Não é possível estabelecer, de forma exacta, a origem das comemorações dos centenários. Porém, a tradição de se celebrarem aniversários e determinados períodos fixos de tempo é bastante antiga. Os hebreus celebravam o aniversário dos cinquenta anos como um jubileu – um tempo em que os direitos eventualmente perdidos eram restaurados, o que conduzia à remissão da servidão, das dívidas e das culpas. As civilizações clássicas atribuíram grande significado à celebração dos aniversários e os romanos chegaram a comemorar centenários. Mas foi com o advento do conceito de século, na época das Luzes, e com o progressivo ascendente que a História assumiu no imaginário das elites oitocentistas, que as comemorações dos centenários passaram a desempenhar um papel importante no conjunto dos rituais através dos quais as sociedades recordam a sua trajectória colectiva e inventam os símbolos que servem de ancoragem às suas identidades.

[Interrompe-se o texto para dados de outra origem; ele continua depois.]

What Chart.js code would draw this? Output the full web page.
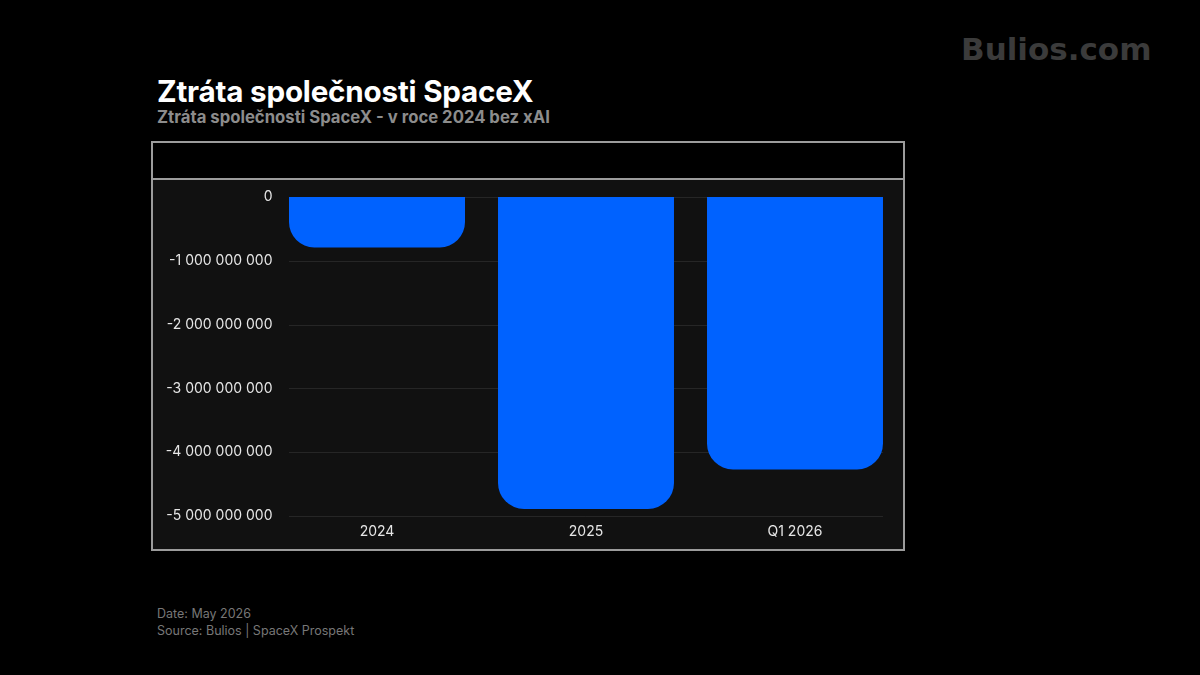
<!DOCTYPE html>
<html>
<head>
<meta charset="utf-8">
<script src="https://cdn.jsdelivr.net/npm/chart.js@4.4.1/dist/chart.umd.min.js"></script>
<style>
  html, body { margin:0; padding:0; background:#000; }
  body { width:1200px; height:675px; position:relative; overflow:hidden; font-family: Inter, "Noto Sans", sans-serif; }
  #title { position:absolute; left:157px; top:73px; font-size:29.6px; font-weight:700; color:#fff; letter-spacing:-0.2px; white-space:nowrap; }
  #subtitle { position:absolute; left:157px; top:107px; font-size:16.7px; font-weight:700; color:#8c8c8c; white-space:nowrap; }
  #logo { position:absolute; left:961px; top:31px; font-family:"DejaVu Sans", sans-serif; font-size:31px; font-weight:700; color:#3b3b3b; white-space:nowrap; }
  #footer { position:absolute; left:157px; top:605px; font-size:12.5px; color:#777; line-height:17px; white-space:nowrap; }
  #box { position:absolute; left:151px; top:141px; width:750px; height:406px; border:2px solid #9c9c9c; background:#000; }
  #plotbg { position:absolute; left:153px; top:180px; width:750px; height:369px; background:#111111; }
  #divider { position:absolute; left:153px; top:178px; width:750px; height:2px; background:#9c9c9c; }
  canvas { position:absolute; left:0; top:0; }
</style>
</head>
<body>
<div id="box"></div>
<div id="plotbg"></div>
<div id="divider"></div>
<div id="title">Ztráta společnosti SpaceX</div>
<div id="subtitle">Ztráta společnosti SpaceX - v roce 2024 bez xAI</div>
<div id="logo">Bulios.com</div>
<div id="footer">Date: May 2026<br>Source: Bulios | SpaceX Prospekt</div>
<canvas id="c" width="1200" height="675"></canvas>
<script>
const categories = ["2024", "2025", "Q1 2026"];
const lossValues = [-790000000, -4890000000, -4270000000];
const yTickValues = [0, -1000000000, -2000000000, -3000000000, -4000000000, -5000000000];

function fmt(v) {
  const neg = v < 0;
  const s = Math.abs(Math.round(v)).toString().replace(/\B(?=(\d{3})+(?!\d))/g, " ");
  return (neg ? "-" : "") + s;
}

const gridPlugin = {
  id: "customGrid",
  beforeDatasetsDraw(chart) {
    const ctx = chart.ctx;
    const y = chart.scales.y;
    const meta = chart.getDatasetMeta(0);
    const first = meta.data[0], last = meta.data[meta.data.length - 1];
    const left = first.x - first.width / 2;
    const right = last.x + last.width / 2;
    ctx.save();
    ctx.strokeStyle = "#262626";
    ctx.lineWidth = 1;
    y.ticks.forEach(t => {
      const py = Math.round(y.getPixelForValue(t.value)) + 0.5;
      ctx.beginPath();
      ctx.moveTo(left, py);
      ctx.lineTo(right, py);
      ctx.stroke();
    });
    ctx.restore();
  }
};

new Chart(document.getElementById("c"), {
  type: "bar",
  data: {
    labels: categories,
    datasets: [{
      data: lossValues,
      backgroundColor: "#0062FF",
      borderRadius: 26,
      borderSkipped: "start",
      barPercentage: 0.842,
      categoryPercentage: 1.0
    }]
  },
  options: {
    responsive: false,
    animation: false,
    devicePixelRatio: 1,
    layout: { padding: { left: 0, top: 197, right: 300.5, bottom: 129 } },
    plugins: { legend: { display: false }, tooltip: { enabled: false } },
    scales: {
      x: {
        grid: { display: false, drawTicks: false },
        border: { display: false },
        ticks: { color: "#e6e6e6", font: { family: "Inter", size: 14 }, padding: 7 },
        afterFit(s) { s.height = 30; }
      },
      y: {
        min: -5000000000,
        max: 0,
        afterBuildTicks(s) { s.ticks = yTickValues.map(v => ({ value: v })); },
        grid: { display: false, drawTicks: false },
        border: { display: false },
        ticks: { color: "#e6e6e6", font: { family: "Inter", size: 14 }, padding: 0, callback: v => fmt(v) },
        afterFit(s) { s.width = 272.5; }
      }
    }
  },
  plugins: [gridPlugin]
});
</script>
</body>
</html>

A partir de meados do século xix tornaram-se frequentes as celebrações dos centenários de grandes homens e de acontecimentos que se consideravam emblemáticos para a comunidade. Três centenários tiveram uma importância decisiva para a vulgarização deste género de evento: o centenário da declaração da independência americana, em 1876, o centenário da revolução francesa, em 1889, e o centenário do próprio século, em 1900 ( Nora, 1992, III: 982). Naquela onda comemorativa se inseriram os centenários realizados em Portugal, desde o tricentenário da morte de Camões celebrado em 1880. Numa época de crise política e financeira, de incerteza e de pessimismo, os centenários que evocavam a época gloriosa da história nacional, nomeadamente os descobrimentos e as grandes navegações, pretendiam impor-se como um alento de esperança e de fé nas capacidades dos portugueses para construir um futuro melhor. Como rezava o Hymno do Centenário da Índia, de Fernandes Costa, em 1898, logo no primeiro verso:
Attentae, que o passado revive,
Portugueses dos tempos d’agora!
Nos rubores sanguíneos da aurora,
Novo dia rompendo vem já.
Vem de longe, do mar, do nascente ,
Traz riqueza, ventura, alegria!
O presente, o presente o annuncia;
O futuro, o futuro o dirá!
O que o presente anunciava era a constituição de um novo império no «chão virgem da terra africana», um novo caminho de epopeias e de glória que libertaria o país da «apagada e vil tristeza» da decadência. As comemorações dos centenários dos descobrimentos serviam, assim, um duplo propósito nacionalista e imperialista, no qual se reviam monárquicos e republicanos.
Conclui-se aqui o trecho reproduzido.